====== Dataset extract ======

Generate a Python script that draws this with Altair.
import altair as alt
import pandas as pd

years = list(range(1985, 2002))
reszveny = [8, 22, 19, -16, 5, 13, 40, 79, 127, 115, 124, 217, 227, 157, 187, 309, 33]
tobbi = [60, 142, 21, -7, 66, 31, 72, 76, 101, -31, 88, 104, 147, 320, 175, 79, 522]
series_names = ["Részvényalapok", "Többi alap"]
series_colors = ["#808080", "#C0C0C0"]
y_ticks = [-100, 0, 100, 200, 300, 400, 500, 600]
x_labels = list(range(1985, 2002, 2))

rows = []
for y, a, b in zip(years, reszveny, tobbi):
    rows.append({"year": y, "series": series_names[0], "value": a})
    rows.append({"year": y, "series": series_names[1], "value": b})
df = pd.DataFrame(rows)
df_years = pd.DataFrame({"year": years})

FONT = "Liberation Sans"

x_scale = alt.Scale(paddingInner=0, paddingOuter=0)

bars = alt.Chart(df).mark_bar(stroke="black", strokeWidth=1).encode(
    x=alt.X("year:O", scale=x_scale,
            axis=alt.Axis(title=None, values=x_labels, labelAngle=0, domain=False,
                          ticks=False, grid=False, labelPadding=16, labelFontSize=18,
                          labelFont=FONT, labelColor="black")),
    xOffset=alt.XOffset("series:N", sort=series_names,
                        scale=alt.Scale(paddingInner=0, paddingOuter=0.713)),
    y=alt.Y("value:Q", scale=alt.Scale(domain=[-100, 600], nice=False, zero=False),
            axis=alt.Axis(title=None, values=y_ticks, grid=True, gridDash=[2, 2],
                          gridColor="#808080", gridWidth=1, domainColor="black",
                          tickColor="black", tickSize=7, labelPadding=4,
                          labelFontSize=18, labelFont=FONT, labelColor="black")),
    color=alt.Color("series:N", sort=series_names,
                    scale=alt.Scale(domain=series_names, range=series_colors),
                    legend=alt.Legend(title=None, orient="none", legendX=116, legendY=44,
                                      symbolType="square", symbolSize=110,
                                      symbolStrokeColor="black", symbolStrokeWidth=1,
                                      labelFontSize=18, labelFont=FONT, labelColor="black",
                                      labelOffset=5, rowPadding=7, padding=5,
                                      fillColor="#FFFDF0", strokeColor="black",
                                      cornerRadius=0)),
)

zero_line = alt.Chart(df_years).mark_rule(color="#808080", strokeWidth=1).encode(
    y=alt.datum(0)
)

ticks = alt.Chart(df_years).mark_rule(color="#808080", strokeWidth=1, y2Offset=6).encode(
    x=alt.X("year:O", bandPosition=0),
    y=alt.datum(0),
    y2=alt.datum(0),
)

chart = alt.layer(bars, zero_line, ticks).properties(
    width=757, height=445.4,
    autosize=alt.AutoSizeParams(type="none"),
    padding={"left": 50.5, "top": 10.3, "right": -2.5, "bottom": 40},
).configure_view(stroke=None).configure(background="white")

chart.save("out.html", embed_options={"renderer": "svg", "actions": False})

======
====== Dataset extract ======

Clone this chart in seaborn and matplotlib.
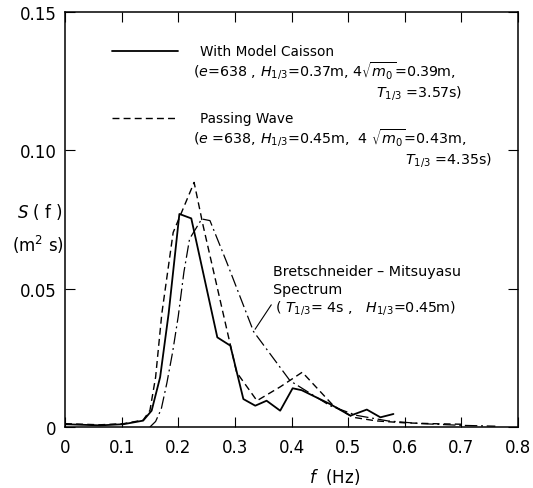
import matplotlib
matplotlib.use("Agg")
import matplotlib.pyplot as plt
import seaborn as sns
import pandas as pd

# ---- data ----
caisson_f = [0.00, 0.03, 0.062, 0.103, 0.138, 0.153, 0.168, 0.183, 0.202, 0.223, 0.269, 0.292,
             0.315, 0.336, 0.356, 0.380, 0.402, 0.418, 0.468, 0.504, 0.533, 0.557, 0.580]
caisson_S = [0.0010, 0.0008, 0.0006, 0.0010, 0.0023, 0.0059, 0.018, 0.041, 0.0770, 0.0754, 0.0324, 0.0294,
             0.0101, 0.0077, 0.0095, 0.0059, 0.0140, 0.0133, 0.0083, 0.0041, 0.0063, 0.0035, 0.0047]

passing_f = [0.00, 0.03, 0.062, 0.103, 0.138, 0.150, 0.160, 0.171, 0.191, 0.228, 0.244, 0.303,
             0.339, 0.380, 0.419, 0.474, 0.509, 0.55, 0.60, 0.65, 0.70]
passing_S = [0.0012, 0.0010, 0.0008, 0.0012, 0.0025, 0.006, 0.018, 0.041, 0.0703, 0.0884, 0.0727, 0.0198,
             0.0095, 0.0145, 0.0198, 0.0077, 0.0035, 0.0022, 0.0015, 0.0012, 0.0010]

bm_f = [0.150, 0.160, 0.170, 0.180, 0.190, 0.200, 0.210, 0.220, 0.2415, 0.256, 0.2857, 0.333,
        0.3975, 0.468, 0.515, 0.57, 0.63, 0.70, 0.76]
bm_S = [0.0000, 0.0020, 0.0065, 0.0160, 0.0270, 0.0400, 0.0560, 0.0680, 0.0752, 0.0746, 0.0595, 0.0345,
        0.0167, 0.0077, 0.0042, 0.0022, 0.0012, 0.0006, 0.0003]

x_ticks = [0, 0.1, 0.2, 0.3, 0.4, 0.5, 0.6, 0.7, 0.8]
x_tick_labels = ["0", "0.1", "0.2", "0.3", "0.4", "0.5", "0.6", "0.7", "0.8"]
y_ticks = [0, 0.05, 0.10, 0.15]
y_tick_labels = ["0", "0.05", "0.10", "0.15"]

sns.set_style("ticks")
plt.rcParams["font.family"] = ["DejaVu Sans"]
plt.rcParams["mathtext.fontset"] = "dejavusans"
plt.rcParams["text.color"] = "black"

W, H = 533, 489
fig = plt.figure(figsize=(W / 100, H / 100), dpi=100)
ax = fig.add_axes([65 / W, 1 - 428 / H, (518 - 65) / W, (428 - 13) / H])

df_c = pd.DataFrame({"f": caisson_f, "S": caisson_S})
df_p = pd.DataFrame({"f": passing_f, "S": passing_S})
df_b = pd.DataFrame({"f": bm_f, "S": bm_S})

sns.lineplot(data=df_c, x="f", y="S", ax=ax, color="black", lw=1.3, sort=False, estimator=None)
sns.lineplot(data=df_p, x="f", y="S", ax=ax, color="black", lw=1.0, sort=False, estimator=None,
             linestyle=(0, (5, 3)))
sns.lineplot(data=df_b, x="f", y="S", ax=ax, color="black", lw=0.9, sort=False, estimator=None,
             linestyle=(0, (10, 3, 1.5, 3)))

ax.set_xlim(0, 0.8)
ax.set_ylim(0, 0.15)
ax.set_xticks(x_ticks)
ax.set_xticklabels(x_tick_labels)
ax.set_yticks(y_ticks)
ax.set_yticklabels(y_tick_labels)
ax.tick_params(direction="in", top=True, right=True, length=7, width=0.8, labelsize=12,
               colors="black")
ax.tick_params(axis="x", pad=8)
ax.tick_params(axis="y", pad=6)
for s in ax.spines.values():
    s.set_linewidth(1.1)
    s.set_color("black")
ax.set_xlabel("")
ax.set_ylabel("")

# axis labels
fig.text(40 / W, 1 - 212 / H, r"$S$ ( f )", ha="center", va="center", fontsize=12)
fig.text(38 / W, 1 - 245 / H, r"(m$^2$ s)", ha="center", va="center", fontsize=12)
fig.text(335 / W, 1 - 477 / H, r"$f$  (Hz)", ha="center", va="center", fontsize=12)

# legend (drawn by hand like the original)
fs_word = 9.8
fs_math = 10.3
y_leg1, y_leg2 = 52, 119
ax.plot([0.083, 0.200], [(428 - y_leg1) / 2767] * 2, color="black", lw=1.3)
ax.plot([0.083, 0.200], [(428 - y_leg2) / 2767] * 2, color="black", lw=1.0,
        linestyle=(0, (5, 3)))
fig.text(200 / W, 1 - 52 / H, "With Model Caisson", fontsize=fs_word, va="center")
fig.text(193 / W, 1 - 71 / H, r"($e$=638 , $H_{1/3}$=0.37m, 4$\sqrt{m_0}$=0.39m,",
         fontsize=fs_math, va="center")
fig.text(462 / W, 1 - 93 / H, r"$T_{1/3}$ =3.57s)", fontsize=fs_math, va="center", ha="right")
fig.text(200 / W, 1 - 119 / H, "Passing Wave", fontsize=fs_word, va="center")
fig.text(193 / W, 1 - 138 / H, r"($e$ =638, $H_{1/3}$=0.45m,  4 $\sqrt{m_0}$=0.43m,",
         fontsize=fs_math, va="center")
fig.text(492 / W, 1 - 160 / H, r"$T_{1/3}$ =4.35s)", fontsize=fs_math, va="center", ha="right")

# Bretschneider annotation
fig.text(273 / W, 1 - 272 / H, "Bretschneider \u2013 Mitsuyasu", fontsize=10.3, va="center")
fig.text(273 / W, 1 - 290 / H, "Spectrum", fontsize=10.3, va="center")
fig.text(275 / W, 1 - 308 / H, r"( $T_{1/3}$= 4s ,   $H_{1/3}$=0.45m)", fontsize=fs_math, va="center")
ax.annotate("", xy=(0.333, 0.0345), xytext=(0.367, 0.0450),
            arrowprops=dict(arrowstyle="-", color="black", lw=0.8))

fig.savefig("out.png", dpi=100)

======

#### [The problem]
Copy word for word every line from the one with "Clone this chart in seaborn and matplotlib." through the one with "ax = fig.add_axes([65", including both. No pictures belong in the copy.

#### [The answer]
Clone this chart in seaborn and matplotlib.
import matplotlib
matplotlib.use("Agg")
import matplotlib.pyplot as plt
import seaborn as sns
import pandas as pd

# ---- data ----
caisson_f = [0.00, 0.03, 0.062, 0.103, 0.138, 0.153, 0.168, 0.183, 0.202, 0.223, 0.269, 0.292,
             0.315, 0.336, 0.356, 0.380, 0.402, 0.418, 0.468, 0.504, 0.533, 0.557, 0.580]
caisson_S = [0.0010, 0.0008, 0.0006, 0.0010, 0.0023, 0.0059, 0.018, 0.041, 0.0770, 0.0754, 0.0324, 0.0294,
             0.0101, 0.0077, 0.0095, 0.0059, 0.0140, 0.0133, 0.0083, 0.0041, 0.0063, 0.0035, 0.0047]

passing_f = [0.00, 0.03, 0.062, 0.103, 0.138, 0.150, 0.160, 0.171, 0.191, 0.228, 0.244, 0.303,
             0.339, 0.380, 0.419, 0.474, 0.509, 0.55, 0.60, 0.65, 0.70]
passing_S = [0.0012, 0.0010, 0.0008, 0.0012, 0.0025, 0.006, 0.018, 0.041, 0.0703, 0.0884, 0.0727, 0.0198,
             0.0095, 0.0145, 0.0198, 0.0077, 0.0035, 0.0022, 0.0015, 0.0012, 0.0010]

bm_f = [0.150, 0.160, 0.170, 0.180, 0.190, 0.200, 0.210, 0.220, 0.2415, 0.256, 0.2857, 0.333,
        0.3975, 0.468, 0.515, 0.57, 0.63, 0.70, 0.76]
bm_S = [0.0000, 0.0020, 0.0065, 0.0160, 0.0270, 0.0400, 0.0560, 0.0680, 0.0752, 0.0746, 0.0595, 0.0345,
        0.0167, 0.0077, 0.0042, 0.0022, 0.0012, 0.0006, 0.0003]

x_ticks = [0, 0.1, 0.2, 0.3, 0.4, 0.5, 0.6, 0.7, 0.8]
x_tick_labels = ["0", "0.1", "0.2", "0.3", "0.4", "0.5", "0.6", "0.7", "0.8"]
y_ticks = [0, 0.05, 0.10, 0.15]
y_tick_labels = ["0", "0.05", "0.10", "0.15"]

sns.set_style("ticks")
plt.rcParams["font.family"] = ["DejaVu Sans"]
plt.rcParams["mathtext.fontset"] = "dejavusans"
plt.rcParams["text.color"] = "black"

W, H = 533, 489
fig = plt.figure(figsize=(W / 100, H / 100), dpi=100)
ax = fig.add_axes([65 / W, 1 - 428 / H, (518 - 65) / W, (428 - 13) / H])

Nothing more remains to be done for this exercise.